Una de las causas por las cuales la fiscalización del uso de los recursos públicos genera insatisfacción entre la ciudadanía, y la corrupción y la impunidad persisten, es la que autonomía de las auditorías superiores —a escala federal y estatal— es solo técnica, presupuestaria y de gestión. Mientras no se les faculte para sancionar a los funcionarios venales y las conductas ilícitas, las observaciones y denuncias quedarán al arbitrio de los políticos y de las fiscalías sometidas a ellos. Resulta paradójico que antes de existir una estructura costosa, orientada a combatir el robo a las arcas y otras formas de atraco, existiera menos corrupción o, al menos, no fuera tan evidente y obscena como es ahora.
La Auditoría Superior de la Federación (ASF) sustituyó a la Contaduría Mayor de Hacienda de la Cámara de Diputados en diciembre de 2000. Una reforma de 2015 creó el Sistema Nacional Anticorrupción y dio pie a la Ley de Fiscalización y Rendición de Cuentas de la Federación. Los estados modificaron sus constituciones y homologaron su marco legal. La ASE y sus equivalentes locales auditan a los poderes ejecutivo, legislativo y judicial, los órganos constitucionales autónomos, así como a los estados y los municipios.
Los titulares de las auditorías son elegidos por las dos terceras partes de los diputados presentes en la sesión respectiva y su periodo es de ocho años con la posibilidad de una reelección. Ninguno de los dos primeros auditores nombrados por la Cámara Baja (Arturo González de Aragón y Juan Manuel Portal) se postuló para un segundo periodo, pues, a pesar de su aceptable desempeño, los partidos tenían otros candidatos. David Colmenares Páramo, auditor de turno, no ha dado resultados y los avances logrados por sus predecesores para consolidar la institución se hallan en franco retroceso. Después de advertir sobre la opacidad en la contratación de obras de infraestructura, en los programas sociales del Gobierno federal y de sobrecostos en la cancelación del aeropuerto de Texcoco, Colmenares dobló las manos.
En el caso de Coahuila, la Auditoría Superior del Estado (ASE) está a punto de cambiar de titular tras la renuncia de Armando Plata Sandoval, quien primero fungió como contador mayor de Hacienda y los últimos ocho años ejerció de auditor. Lo mismo que González y Colmenares en la ASF, Plata decidió no presentarse para un segundo periodo, no obstante que, a diferencia de sus exhomólogos federales, podría haber sido reelecto. Tenía los votos suficientes. El auditor estatal afrontó momentos difíciles, algunos derivados de presiones políticas.
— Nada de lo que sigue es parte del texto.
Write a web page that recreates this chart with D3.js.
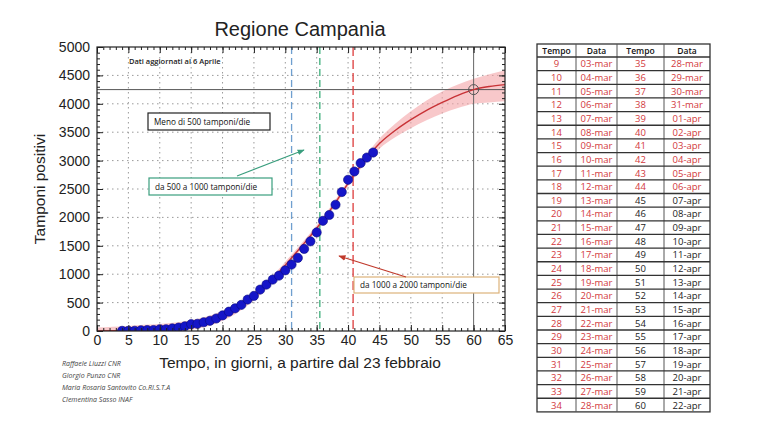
<!DOCTYPE html>
<html>
<head>
<meta charset="utf-8">
<script src="https://cdn.jsdelivr.net/npm/d3@7"></script>
<style>
  body { margin: 0; background: #fff; }
  svg { display: block; font-family: "Liberation Sans", Arial, sans-serif; }
</style>
</head>
<body>
<div id="chart"></div>
<script>
// Observed data: day (from 23 Feb) and cumulative positive swabs
const days = [4, 5, 6, 7, 8, 9, 10, 11, 12, 13, 14, 15, 16, 17, 18, 19, 20, 21, 22, 23, 24,
  25, 26, 27, 28, 29, 30, 31, 32, 33, 34, 35, 36, 37, 38, 39, 40, 41, 42, 43, 44];
const positives = [3, 3, 4, 13, 17, 17, 31, 31, 45, 60, 83, 120, 127, 154, 180, 220, 275, 340, 400, 460, 554,
  618, 729, 817, 905, 975, 1069, 1169, 1287, 1445, 1578, 1736, 1940, 2042, 2223, 2446, 2662, 2808, 2956, 3054, 3142];

// Fitted curve and its confidence band
const fitDays = [0, 2.5, 5, 7.5, 10, 12.5, 15, 17.5, 20, 22.5, 25, 27.5, 30, 32.5, 35, 37.5, 40, 42.5,
  45, 47.5, 50, 52.5, 55, 57.5, 60, 62.5, 65];
const fitValues = [2, 5, 10, 20, 35, 60, 100, 165, 265, 410, 610, 860, 1160, 1480, 1810, 2180, 2600, 2980,
  3300, 3530, 3720, 3885, 4025, 4150, 4250, 4305, 4338];
const bandUpper = [60, 75, 90, 110, 125, 150, 190, 255, 350, 490, 680, 920, 1220, 1530, 1860, 2230, 2650, 3040,
  3390, 3650, 3870, 4060, 4215, 4340, 4440, 4520, 4590];
const bandLower = [0, 0, 0, 0, 0, 0, 20, 80, 180, 330, 540, 800, 1100, 1430, 1760, 2130, 2550, 2920,
  3210, 3410, 3570, 3710, 3830, 3925, 4000, 4025, 4045];

// Reference lines
const plateauValue = 4250;
const plateauDay = 60;
const phaseDays = [31, 35.5, 40.8];
const phaseColours = ["#6f9fcf", "#3dae7a", "#dd3b3b"];

// Axis ticks
const xTicks = [0, 5, 10, 15, 20, 25, 30, 35, 40, 45, 50, 55, 60, 65];
const yTicks = [0, 500, 1000, 1500, 2000, 2500, 3000, 3500, 4000, 4500, 5000];

// Table content
const tempoLeft = [9, 10, 11, 12, 13, 14, 15, 16, 17, 18, 19, 20, 21, 22, 23, 24, 25, 26, 27, 28, 29, 30, 31, 32, 33, 34];
const dataLeft = ["03-mar", "04-mar", "05-mar", "06-mar", "07-mar", "08-mar", "09-mar", "10-mar", "11-mar", "12-mar",
  "13-mar", "14-mar", "15-mar", "16-mar", "17-mar", "18-mar", "19-mar", "20-mar", "21-mar", "22-mar", "23-mar",
  "24-mar", "25-mar", "26-mar", "27-mar", "28-mar"];
const tempoRight = [35, 36, 37, 38, 39, 40, 41, 42, 43, 44, 45, 46, 47, 48, 49, 50, 51, 52, 53, 54, 55, 56, 57, 58, 59, 60];
const dataRight = ["28-mar", "29-mar", "30-mar", "31-mar", "01-apr", "02-apr", "03-apr", "04-apr", "05-apr", "06-apr",
  "07-apr", "08-apr", "09-apr", "10-apr", "11-apr", "12-apr", "13-apr", "14-apr", "15-apr", "16-apr", "17-apr",
  "18-apr", "19-apr", "20-apr", "21-apr", "22-apr"];

const credits = ["Raffaele Liuzzi CNR", "Giorgio Punzo CNR", "Maria Rosaria Santovito Co.RI.S.T.A", "Clementina Sasso INAF"];

// Sizes
const width = 767;
const height = 431;
const plot = { left: 97, right: 505, top: 47, bottom: 331 };

const svg = d3.select("#chart").append("svg")
  .attr("width", width)
  .attr("height", height);

const x = d3.scaleLinear().domain([0, 65]).range([plot.left, plot.right]);
const y = d3.scaleLinear().domain([0, 5000]).range([plot.bottom, plot.top]);

svg.append("defs").append("clipPath").attr("id", "plot-clip")
  .append("rect")
  .attr("x", plot.left).attr("y", plot.top)
  .attr("width", plot.right - plot.left).attr("height", plot.bottom - plot.top);

// Title
svg.append("text")
  .attr("x", 300).attr("y", 36)
  .attr("text-anchor", "middle")
  .attr("font-size", 20)
  .attr("fill", "#222")
  .text("Regione Campania");

// Dotted grid
const grid = svg.append("g").attr("stroke", "#9a9a9a").attr("stroke-dasharray", "1.5,3.5");
grid.selectAll("line.gx")
  .data(xTicks.filter((d) => d > 0 && d < 65 && d !== plateauDay))
  .join("line")
  .attr("x1", (d) => x(d)).attr("x2", (d) => x(d))
  .attr("y1", plot.top).attr("y2", plot.bottom);
grid.selectAll("line.gy")
  .data(yTicks.filter((d) => d > 0 && d < 5000))
  .join("line")
  .attr("y1", (d) => y(d)).attr("y2", (d) => y(d))
  .attr("x1", plot.left).attr("x2", plot.right);

const inner = svg.append("g").attr("clip-path", "url(#plot-clip)");

// Confidence band
const fitRows = fitDays.map((d, i) => ({ day: d, fit: fitValues[i], hi: bandUpper[i], lo: bandLower[i] }));
inner.append("path")
  .datum(fitRows)
  .attr("fill", "#f4a3a6")
  .attr("fill-opacity", 0.6)
  .attr("d", d3.area()
    .x((d) => x(d.day))
    .y0((d) => y(d.lo))
    .y1((d) => y(d.hi))
    .curve(d3.curveMonotoneX));

// Plateau reference lines
inner.append("line")
  .attr("x1", plot.left).attr("x2", plot.right)
  .attr("y1", y(plateauValue)).attr("y2", y(plateauValue))
  .attr("stroke", "#555").attr("stroke-width", 1);
inner.append("line")
  .attr("x1", x(plateauDay)).attr("x2", x(plateauDay))
  .attr("y1", plot.top).attr("y2", plot.bottom)
  .attr("stroke", "#666").attr("stroke-width", 1);

// Phase lines (swab capacity)
inner.selectAll("line.phase")
  .data(phaseDays)
  .join("line")
  .attr("x1", (d) => x(d)).attr("x2", (d) => x(d))
  .attr("y1", plot.top).attr("y2", plot.bottom)
  .attr("stroke", (d, i) => phaseColours[i])
  .attr("stroke-width", 1.3)
  .attr("stroke-dasharray", (d, i) => (i === 2 ? "9,4" : "7,4"));

// Fit line
inner.append("path")
  .datum(fitRows)
  .attr("fill", "none")
  .attr("stroke", "#c83236")
  .attr("stroke-width", 1.4)
  .attr("d", d3.line()
    .x((d) => x(d.day))
    .y((d) => y(d.fit))
    .curve(d3.curveMonotoneX));

// Observed points
inner.selectAll("circle.obs")
  .data(days.map((d, i) => ({ day: d, value: positives[i] })))
  .join("circle")
  .attr("cx", (d) => x(d.day))
  .attr("cy", (d) => y(d.value))
  .attr("r", 4.6)
  .attr("fill", "#1515c8")
  .attr("stroke", "#0a0a80")
  .attr("stroke-width", 0.6);

// Plateau marker
svg.append("circle")
  .attr("cx", x(plateauDay)).attr("cy", y(plateauValue))
  .attr("r", 5)
  .attr("fill", "none")
  .attr("stroke", "#555")
  .attr("stroke-width", 1);

// Axes: major and minor ticks on all sides
const minorX = d3.range(0, 66, 1);
const minorY = d3.range(0, 5001, 100);
const axisStyle = (g) => {
  g.select(".domain").remove();
  g.selectAll("line").attr("stroke", "#222");
  g.selectAll("text").attr("font-size", 14).attr("fill", "#222").attr("font-family", "Liberation Sans, Arial, sans-serif");
};

svg.append("g").attr("transform", `translate(0,${plot.bottom})`)
  .call(d3.axisBottom(x).tickValues(minorX).tickSize(-3).tickFormat("")).call(axisStyle);
svg.append("g").attr("transform", `translate(0,${plot.bottom})`)
  .call(d3.axisBottom(x).tickValues(xTicks).tickSize(-6).tickPadding(4).tickFormat(d3.format("d"))).call(axisStyle);
svg.append("g").attr("transform", `translate(0,${plot.top})`)
  .call(d3.axisTop(x).tickValues(minorX).tickSize(-3).tickFormat("")).call(axisStyle);
svg.append("g").attr("transform", `translate(0,${plot.top})`)
  .call(d3.axisTop(x).tickValues(xTicks).tickSize(-6).tickFormat("")).call(axisStyle);

svg.append("g").attr("transform", `translate(${plot.left},0)`)
  .call(d3.axisLeft(y).tickValues(minorY).tickSize(-3).tickFormat("")).call(axisStyle);
svg.append("g").attr("transform", `translate(${plot.left},0)`)
  .call(d3.axisLeft(y).tickValues(yTicks).tickSize(-6).tickPadding(7).tickFormat(d3.format("d"))).call(axisStyle);
svg.append("g").attr("transform", `translate(${plot.right},0)`)
  .call(d3.axisRight(y).tickValues(minorY).tickSize(-3).tickFormat("")).call(axisStyle);
svg.append("g").attr("transform", `translate(${plot.right},0)`)
  .call(d3.axisRight(y).tickValues(yTicks).tickSize(-6).tickFormat("")).call(axisStyle);

// Frame
svg.append("rect")
  .attr("x", plot.left).attr("y", plot.top)
  .attr("width", plot.right - plot.left).attr("height", plot.bottom - plot.top)
  .attr("fill", "none").attr("stroke", "#222").attr("stroke-width", 1.2);

// Axis titles
svg.append("text")
  .attr("x", 300).attr("y", 368)
  .attr("text-anchor", "middle")
  .attr("font-size", 15.5)
  .attr("fill", "#222")
  .text("Tempo, in giorni, a partire dal 23 febbraio");
svg.append("text")
  .attr("transform", `translate(45,${(plot.top + plot.bottom) / 2}) rotate(-90)`)
  .attr("text-anchor", "middle")
  .attr("font-size", 15.5)
  .attr("fill", "#222")
  .text("Tamponi positivi");

// Annotations
const noteFont = "Open Sans, sans-serif";
svg.append("text")
  .attr("x", 129).attr("y", 64)
  .attr("font-family", noteFont).attr("font-size", 7.5).attr("font-weight", 600)
  .attr("fill", "#222")
  .text("Dati aggiornati al 6 Aprile");

const boxes = [
  { text: "Meno di 500 tamponi/die", x: 148, y: 113, w: 122, h: 17, stroke: "#222" },
  { text: "da 500 a 1000 tamponi/die", x: 149, y: 178, w: 123, h: 17, stroke: "#3a9e7e" },
  { text: "da 1000 a 2000 tamponi/die", x: 354, y: 277, w: 145, h: 16, stroke: "#dcb27a" }
];
svg.selectAll("g.note")
  .data(boxes)
  .join("g")
  .each(function (d) {
    const g = d3.select(this);
    g.append("rect")
      .attr("x", d.x).attr("y", d.y).attr("width", d.w).attr("height", d.h)
      .attr("fill", "#fff").attr("stroke", d.stroke).attr("stroke-width", 1.2);
    g.append("text")
      .attr("x", d.x + 6).attr("y", d.y + d.h / 2 + 3)
      .attr("font-family", noteFont).attr("font-size", 8.2)
      .attr("fill", "#111")
      .text(d.text);
  });

// Arrows
const defs = svg.select("defs");
[["arrow-green", "#3a9e7e"], ["arrow-red", "#c0392b"]].forEach(([id, c]) => {
  defs.append("marker")
    .attr("id", id)
    .attr("viewBox", "0 0 10 10")
    .attr("refX", 9).attr("refY", 5)
    .attr("markerWidth", 6).attr("markerHeight", 6)
    .attr("orient", "auto")
    .append("path").attr("d", "M0,1L10,5L0,9Z").attr("fill", c);
});
svg.append("line")
  .attr("x1", 237).attr("y1", 176).attr("x2", 304).attr("y2", 150)
  .attr("stroke", "#3a9e7e").attr("stroke-width", 1.2)
  .attr("marker-end", "url(#arrow-green)");
svg.append("line")
  .attr("x1", 406).attr("y1", 277).attr("x2", 339).attr("y2", 256)
  .attr("stroke", "#c0392b").attr("stroke-width", 1.2)
  .attr("marker-end", "url(#arrow-red)");

// Credits
svg.selectAll("text.credit")
  .data(credits)
  .join("text")
  .attr("x", 62)
  .attr("y", (d, i) => 366 + i * 12)
  .attr("font-family", noteFont).attr("font-size", 7)
  .attr("font-style", "italic")
  .attr("fill", "#444")
  .text((d) => d);

// Table
const table = { left: 537, top: 44, headH: 13, rowH: 13.65 };
const colEdges = [537, 576, 617, 664, 710];
const lastObserved = d3.max(days);
const rows = tempoLeft.map((t, i) => [t, dataLeft[i], tempoRight[i], dataRight[i]]);
const tableBottom = table.top + table.headH + rows.length * table.rowH;
const tg = svg.append("g").attr("font-family", noteFont);

tg.append("rect")
  .attr("x", colEdges[0]).attr("y", table.top)
  .attr("width", colEdges[4] - colEdges[0]).attr("height", tableBottom - table.top)
  .attr("fill", "#fff").attr("stroke", "#333").attr("stroke-width", 1.3);

tg.selectAll("line.col")
  .data(colEdges.slice(1, 4))
  .join("line")
  .attr("x1", (d) => d).attr("x2", (d) => d)
  .attr("y1", table.top).attr("y2", tableBottom)
  .attr("stroke", "#555").attr("stroke-width", 1);

tg.selectAll("line.row")
  .data(d3.range(rows.length))
  .join("line")
  .attr("x1", colEdges[0]).attr("x2", colEdges[4])
  .attr("y1", (i) => table.top + table.headH + i * table.rowH)
  .attr("y2", (i) => table.top + table.headH + i * table.rowH)
  .attr("stroke", "#333").attr("stroke-width", 1.3);

const colMid = (c) => (colEdges[c] + colEdges[c + 1]) / 2;
tg.selectAll("text.head")
  .data(["Tempo", "Data", "Tempo", "Data"])
  .join("text")
  .attr("x", (d, i) => colMid(i))
  .attr("y", table.top + 9.8)
  .attr("text-anchor", "middle")
  .attr("font-size", 8.5).attr("font-weight", 600)
  .attr("fill", "#111")
  .text((d) => d);

rows.forEach((r, i) => {
  tg.selectAll(null)
    .data(r)
    .join("text")
    .attr("x", (d, c) => colMid(c))
    .attr("y", table.top + table.headH + i * table.rowH + 10.3)
    .attr("text-anchor", "middle")
    .attr("font-size", 9.5)
    .attr("fill", (d, c) => (c < 2 || r[2] <= lastObserved ? "#d2383c" : "#222"))
    .text((d) => d);
});
</script>
</body>
</html>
Presentó denuncias por la megadeuda y las empresas fantasma, las cuales, como es sabido, duermen el sueño de los justos. El saldo de su gestión no conforma a todos, pero es positivo. Pudo mantener el equilibrio y entregará una de la auditorías más productivas y mejor calificadas del país.
El Congreso local tiene la responsabilidad de nombrar un relevo cualificado y con independencia. La ASE es una institución sólida —con servicio civil de carrera— y debe conservar su carácter técnico, su autonomía de gestión e, idealmente, ser dotada de mayores atribuciones para atacar la venalidad a fondo. Así sus resultados podrán ser apreciados por una sociedad justificadamente escéptica, sobre todo después del «moreirazo». La Fiscalía Estatal Anticorrupción es pura simulación. El periodo de quien reemplace a Plata comprenderá un año con el actual gobernador y abarcará todo el Gobierno siguiente, sea del PRI o de Morena. Algo para tener también en cuenta.